- Aim -
Find the lines holding the string "matplotlib" in the data, then copy all of them.
-- begin Information shown --
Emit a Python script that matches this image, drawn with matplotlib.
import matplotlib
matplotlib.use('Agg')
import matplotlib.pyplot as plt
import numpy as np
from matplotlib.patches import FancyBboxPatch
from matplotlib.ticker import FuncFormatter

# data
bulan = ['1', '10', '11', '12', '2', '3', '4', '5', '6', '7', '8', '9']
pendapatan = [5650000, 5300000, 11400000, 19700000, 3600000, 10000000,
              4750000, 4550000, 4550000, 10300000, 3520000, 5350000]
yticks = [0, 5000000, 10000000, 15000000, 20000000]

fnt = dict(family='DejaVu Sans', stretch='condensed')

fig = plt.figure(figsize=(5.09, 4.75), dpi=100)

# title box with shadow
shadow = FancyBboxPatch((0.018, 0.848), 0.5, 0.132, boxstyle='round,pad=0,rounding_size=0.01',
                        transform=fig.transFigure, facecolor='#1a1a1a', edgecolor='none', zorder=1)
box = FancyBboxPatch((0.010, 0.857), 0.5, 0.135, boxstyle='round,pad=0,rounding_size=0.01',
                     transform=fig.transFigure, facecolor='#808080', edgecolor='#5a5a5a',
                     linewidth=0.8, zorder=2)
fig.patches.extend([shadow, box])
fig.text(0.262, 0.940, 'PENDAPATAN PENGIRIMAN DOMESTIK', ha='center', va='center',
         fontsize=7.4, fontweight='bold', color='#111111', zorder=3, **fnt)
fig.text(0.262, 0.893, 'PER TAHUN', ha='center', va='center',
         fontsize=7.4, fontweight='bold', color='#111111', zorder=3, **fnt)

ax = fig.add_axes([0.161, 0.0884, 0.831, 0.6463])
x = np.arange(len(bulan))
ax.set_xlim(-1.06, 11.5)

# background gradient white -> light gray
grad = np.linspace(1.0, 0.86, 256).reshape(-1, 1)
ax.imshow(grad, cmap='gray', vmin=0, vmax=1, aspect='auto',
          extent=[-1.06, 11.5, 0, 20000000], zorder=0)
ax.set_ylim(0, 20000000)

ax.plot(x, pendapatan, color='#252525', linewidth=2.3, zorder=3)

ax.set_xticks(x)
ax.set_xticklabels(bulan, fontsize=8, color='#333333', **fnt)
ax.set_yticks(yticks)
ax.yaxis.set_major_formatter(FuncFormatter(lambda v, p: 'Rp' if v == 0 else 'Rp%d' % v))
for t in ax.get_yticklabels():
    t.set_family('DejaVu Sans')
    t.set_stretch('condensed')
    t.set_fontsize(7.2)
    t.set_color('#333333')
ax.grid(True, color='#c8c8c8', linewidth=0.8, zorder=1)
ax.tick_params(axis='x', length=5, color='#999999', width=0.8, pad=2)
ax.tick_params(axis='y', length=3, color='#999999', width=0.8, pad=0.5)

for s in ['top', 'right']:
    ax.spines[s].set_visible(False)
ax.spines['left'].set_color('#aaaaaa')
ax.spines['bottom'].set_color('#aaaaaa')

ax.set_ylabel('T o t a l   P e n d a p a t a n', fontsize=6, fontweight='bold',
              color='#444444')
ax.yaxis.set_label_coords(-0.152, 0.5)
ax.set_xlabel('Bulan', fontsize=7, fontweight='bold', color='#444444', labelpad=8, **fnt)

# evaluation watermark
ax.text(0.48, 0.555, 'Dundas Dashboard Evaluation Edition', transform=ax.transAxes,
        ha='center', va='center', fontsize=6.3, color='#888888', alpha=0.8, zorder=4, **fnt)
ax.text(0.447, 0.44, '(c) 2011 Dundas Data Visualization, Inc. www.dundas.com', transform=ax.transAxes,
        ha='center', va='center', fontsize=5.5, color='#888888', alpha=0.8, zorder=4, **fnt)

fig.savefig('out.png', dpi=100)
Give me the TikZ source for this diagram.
-- end Information shown --
- Exercise solution -
Emit a Python script that matches this image, drawn with matplotlib.
import matplotlib
matplotlib.use('Agg')
import matplotlib.pyplot as plt
from matplotlib.patches import FancyBboxPatch
from matplotlib.ticker import FuncFormatter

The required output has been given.